Where working capital lines and term loans create different DSCR dynamics: a large term loan creates a fixed monthly obligation that shows up in debt service regardless of whether the capital is deployed. A working capital line, used correctly and repaid within short draw cycles, may have minimal or no drawn balance at the time of a DSCR evaluation — and therefore contributes less to the debt service denominator.
This is not an argument that working capital lines don't create risk. Improperly managed — drawn and never repaid, or continuously rolled forward — they absolutely do. But used as designed, a revolving working capital line can give a business operational flexibility without permanently impairing their DSCR the way a large term loan does.
The practical decision framework
Before choosing a financing product, answer two questions: How long will I actually need this capital?
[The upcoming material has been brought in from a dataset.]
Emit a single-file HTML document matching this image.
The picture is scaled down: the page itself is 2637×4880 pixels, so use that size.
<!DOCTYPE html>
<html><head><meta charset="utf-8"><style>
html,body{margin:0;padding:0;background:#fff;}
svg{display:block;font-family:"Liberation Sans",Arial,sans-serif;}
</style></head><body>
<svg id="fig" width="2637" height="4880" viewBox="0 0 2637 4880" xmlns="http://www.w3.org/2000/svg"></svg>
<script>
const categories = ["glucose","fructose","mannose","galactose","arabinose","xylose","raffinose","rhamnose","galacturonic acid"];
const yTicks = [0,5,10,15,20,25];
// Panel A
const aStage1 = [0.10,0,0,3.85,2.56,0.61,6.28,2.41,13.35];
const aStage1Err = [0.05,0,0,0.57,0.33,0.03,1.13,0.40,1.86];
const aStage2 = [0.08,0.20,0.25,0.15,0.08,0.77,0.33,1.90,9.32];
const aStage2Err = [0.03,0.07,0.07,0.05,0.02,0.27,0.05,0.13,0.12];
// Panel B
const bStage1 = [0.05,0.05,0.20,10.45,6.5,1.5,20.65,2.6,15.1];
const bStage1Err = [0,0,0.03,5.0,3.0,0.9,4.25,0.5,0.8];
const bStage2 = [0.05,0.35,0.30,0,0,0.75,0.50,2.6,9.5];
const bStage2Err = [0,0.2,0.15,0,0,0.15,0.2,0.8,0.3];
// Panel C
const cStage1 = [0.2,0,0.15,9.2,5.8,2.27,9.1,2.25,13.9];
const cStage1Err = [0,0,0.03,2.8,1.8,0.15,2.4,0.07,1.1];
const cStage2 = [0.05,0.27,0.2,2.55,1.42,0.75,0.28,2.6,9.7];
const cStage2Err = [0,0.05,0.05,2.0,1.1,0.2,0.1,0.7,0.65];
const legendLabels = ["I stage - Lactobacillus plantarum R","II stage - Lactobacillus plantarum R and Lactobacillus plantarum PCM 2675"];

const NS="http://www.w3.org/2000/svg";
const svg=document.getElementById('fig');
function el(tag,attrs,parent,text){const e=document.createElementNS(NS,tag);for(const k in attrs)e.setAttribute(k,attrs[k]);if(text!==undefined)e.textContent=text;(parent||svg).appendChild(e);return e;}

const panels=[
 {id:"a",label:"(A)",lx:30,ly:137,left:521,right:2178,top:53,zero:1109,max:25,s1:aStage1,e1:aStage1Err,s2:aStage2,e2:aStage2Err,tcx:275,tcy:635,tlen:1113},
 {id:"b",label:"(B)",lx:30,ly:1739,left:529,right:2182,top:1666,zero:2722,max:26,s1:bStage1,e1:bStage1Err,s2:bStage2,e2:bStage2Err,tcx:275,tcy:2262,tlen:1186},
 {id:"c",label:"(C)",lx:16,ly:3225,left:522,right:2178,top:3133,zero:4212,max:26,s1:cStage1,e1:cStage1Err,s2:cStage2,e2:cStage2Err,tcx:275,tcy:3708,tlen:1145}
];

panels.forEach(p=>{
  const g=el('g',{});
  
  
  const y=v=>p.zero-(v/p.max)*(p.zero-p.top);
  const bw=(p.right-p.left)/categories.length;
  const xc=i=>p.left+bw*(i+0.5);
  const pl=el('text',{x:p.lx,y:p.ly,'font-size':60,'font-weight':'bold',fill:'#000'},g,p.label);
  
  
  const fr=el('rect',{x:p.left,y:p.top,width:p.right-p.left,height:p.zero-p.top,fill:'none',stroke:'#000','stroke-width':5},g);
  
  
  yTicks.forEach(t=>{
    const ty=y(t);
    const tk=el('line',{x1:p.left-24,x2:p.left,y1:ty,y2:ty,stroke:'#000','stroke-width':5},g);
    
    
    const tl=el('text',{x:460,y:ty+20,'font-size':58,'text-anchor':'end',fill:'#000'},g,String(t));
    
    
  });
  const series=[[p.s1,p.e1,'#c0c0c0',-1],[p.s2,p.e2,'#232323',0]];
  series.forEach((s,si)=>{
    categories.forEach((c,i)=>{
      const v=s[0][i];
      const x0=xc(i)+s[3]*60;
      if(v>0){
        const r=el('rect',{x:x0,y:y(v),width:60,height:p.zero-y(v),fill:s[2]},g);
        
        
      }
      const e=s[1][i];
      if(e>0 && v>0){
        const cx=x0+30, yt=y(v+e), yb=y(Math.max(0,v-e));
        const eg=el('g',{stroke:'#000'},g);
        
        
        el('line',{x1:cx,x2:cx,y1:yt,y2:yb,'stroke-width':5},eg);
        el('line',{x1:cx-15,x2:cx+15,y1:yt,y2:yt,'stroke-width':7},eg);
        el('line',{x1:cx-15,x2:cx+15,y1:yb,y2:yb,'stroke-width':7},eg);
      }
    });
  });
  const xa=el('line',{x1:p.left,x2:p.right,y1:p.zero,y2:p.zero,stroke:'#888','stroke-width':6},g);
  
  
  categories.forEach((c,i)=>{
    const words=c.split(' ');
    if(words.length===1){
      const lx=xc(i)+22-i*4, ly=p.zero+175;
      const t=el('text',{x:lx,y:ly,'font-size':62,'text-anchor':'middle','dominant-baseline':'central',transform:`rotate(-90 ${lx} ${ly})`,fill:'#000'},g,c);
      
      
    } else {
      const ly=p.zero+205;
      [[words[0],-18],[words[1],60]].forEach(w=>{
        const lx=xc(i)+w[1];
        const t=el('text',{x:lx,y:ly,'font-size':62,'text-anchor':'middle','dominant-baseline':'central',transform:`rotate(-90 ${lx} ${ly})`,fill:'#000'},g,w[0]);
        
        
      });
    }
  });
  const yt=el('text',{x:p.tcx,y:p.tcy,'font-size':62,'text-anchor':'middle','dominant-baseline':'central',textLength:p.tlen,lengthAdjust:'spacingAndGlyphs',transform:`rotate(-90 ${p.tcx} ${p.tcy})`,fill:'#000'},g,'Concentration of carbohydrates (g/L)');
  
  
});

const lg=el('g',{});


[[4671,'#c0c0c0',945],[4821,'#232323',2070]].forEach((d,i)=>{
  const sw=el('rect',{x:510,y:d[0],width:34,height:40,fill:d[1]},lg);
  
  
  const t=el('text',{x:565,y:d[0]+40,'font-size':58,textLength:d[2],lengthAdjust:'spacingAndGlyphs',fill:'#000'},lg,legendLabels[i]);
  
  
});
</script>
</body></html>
And is this a one-time deployment or a recurring operating need?
If the capital need is one-time and the deployment period is longer than 12 months — equipment, renovation, acquisition — a term loan is almost certainly the better structure. If the need is recurring, tied to operating cycles, and measured in weeks rather than years, a revolving working capital line fits more cleanly. The cost comparison is secondary to getting the structure right.
Getting the structure wrong is how profitable businesses create financing problems that are entirely avoidable.